— START OF Data shown —
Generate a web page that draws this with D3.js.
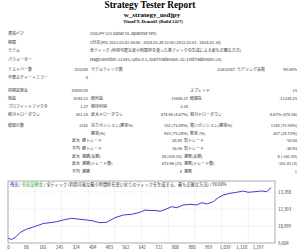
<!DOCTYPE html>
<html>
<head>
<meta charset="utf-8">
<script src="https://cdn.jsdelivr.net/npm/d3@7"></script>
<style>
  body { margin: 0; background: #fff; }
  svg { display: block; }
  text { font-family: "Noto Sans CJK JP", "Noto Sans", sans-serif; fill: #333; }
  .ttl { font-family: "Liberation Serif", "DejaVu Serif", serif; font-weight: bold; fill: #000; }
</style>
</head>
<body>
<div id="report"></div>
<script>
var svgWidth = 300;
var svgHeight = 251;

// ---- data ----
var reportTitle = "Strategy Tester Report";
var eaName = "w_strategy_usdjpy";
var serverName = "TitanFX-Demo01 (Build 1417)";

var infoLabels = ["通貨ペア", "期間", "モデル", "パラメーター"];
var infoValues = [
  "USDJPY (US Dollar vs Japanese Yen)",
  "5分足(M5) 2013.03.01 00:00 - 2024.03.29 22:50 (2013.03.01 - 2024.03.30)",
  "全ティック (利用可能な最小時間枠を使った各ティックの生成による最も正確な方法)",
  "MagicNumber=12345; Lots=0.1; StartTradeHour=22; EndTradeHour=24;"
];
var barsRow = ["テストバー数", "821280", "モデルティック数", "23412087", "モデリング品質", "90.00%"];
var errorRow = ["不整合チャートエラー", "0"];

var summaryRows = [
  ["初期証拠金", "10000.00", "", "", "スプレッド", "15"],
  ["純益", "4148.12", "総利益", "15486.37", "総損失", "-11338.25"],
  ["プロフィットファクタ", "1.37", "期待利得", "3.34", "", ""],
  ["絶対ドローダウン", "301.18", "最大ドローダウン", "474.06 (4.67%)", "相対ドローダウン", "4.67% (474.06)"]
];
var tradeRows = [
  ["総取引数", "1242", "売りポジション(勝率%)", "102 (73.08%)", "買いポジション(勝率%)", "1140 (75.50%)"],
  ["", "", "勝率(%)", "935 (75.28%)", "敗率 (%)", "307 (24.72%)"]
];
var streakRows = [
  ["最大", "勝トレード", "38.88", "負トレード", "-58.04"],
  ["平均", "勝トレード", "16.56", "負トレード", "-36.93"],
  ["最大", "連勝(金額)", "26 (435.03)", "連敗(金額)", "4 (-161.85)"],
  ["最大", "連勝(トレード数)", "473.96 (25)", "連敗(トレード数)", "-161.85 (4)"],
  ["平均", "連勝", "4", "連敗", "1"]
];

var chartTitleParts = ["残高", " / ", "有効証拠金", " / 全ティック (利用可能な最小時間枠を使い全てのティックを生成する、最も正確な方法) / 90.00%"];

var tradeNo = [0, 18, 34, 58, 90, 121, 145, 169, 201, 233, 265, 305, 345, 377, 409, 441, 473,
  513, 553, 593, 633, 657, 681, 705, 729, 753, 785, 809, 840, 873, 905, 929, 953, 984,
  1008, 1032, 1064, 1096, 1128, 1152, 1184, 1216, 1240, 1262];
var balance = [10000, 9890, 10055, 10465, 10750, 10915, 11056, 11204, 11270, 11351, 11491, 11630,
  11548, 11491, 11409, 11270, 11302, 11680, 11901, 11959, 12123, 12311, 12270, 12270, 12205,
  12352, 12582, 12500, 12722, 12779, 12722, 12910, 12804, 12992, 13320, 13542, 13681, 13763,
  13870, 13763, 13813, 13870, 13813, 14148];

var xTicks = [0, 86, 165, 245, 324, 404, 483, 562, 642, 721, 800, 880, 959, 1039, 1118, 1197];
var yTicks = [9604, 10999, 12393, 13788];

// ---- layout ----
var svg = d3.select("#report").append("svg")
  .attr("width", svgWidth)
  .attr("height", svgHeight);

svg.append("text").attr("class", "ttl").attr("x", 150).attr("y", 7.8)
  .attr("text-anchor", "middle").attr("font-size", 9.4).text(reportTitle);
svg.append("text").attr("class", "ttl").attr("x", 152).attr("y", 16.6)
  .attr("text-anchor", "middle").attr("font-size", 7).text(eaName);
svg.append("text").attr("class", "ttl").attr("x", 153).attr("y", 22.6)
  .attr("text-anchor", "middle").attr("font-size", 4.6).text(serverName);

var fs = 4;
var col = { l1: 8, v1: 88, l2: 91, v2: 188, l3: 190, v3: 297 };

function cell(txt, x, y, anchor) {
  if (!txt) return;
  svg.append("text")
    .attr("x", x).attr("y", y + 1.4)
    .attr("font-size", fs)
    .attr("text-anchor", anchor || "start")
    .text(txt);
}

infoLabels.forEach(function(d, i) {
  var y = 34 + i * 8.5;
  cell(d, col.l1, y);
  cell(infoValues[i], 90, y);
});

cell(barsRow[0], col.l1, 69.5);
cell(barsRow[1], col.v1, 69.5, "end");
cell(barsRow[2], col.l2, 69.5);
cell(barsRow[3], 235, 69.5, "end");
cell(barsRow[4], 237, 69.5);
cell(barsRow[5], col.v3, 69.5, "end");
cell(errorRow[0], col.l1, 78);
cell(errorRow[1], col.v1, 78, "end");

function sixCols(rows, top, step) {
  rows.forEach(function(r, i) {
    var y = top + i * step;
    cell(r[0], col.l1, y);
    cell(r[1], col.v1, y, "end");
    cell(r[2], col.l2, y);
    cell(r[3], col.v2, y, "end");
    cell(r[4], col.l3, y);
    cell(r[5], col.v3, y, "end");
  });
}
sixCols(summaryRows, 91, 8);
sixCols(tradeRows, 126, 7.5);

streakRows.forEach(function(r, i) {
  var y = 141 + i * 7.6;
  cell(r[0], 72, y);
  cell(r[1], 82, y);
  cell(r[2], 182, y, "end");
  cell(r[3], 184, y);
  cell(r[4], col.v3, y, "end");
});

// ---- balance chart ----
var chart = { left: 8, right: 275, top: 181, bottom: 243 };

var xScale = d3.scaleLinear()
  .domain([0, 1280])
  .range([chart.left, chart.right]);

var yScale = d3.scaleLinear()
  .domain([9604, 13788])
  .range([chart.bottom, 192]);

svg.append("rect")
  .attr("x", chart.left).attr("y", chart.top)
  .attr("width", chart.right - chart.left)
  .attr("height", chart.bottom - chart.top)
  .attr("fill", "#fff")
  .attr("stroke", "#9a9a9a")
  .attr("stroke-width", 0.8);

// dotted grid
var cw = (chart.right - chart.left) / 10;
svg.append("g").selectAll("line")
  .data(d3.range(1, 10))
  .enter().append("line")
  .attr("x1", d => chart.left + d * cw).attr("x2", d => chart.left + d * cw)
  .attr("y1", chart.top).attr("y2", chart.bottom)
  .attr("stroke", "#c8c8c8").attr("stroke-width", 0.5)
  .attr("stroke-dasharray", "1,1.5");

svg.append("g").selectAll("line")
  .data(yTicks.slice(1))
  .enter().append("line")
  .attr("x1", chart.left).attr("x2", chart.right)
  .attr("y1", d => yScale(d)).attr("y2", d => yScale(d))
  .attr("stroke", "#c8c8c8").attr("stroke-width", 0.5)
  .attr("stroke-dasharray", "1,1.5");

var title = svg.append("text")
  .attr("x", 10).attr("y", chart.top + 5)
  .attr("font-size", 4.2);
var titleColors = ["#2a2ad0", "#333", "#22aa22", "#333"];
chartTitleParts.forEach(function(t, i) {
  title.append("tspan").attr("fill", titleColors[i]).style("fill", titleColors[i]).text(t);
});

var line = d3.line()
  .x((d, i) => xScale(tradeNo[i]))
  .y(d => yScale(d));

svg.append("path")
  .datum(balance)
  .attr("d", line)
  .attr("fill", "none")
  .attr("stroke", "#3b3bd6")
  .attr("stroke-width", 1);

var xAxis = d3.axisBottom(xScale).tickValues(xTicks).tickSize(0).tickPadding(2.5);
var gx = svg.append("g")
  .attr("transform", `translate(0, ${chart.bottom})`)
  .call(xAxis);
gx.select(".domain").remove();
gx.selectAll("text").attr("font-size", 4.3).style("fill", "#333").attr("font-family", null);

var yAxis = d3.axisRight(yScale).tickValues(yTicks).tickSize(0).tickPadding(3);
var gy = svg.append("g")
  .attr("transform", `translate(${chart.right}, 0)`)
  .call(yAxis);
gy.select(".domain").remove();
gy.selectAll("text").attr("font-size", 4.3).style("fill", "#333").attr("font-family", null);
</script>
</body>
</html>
— END OF Data shown —
## What is asked
Please repeat exactly the data above from its first line to the line that contains "var svgHeight = 251;", inclusive, and leave every picture out.

## The response
Generate a web page that draws this with D3.js.
<!DOCTYPE html>
<html>
<head>
<meta charset="utf-8">
<script src="https://cdn.jsdelivr.net/npm/d3@7"></script>
<style>
  body { margin: 0; background: #fff; }
  svg { display: block; }
  text { font-family: "Noto Sans CJK JP", "Noto Sans", sans-serif; fill: #333; }
  .ttl { font-family: "Liberation Serif", "DejaVu Serif", serif; font-weight: bold; fill: #000; }
</style>
</head>
<body>
<div id="report"></div>
<script>
var svgWidth = 300;
var svgHeight = 251;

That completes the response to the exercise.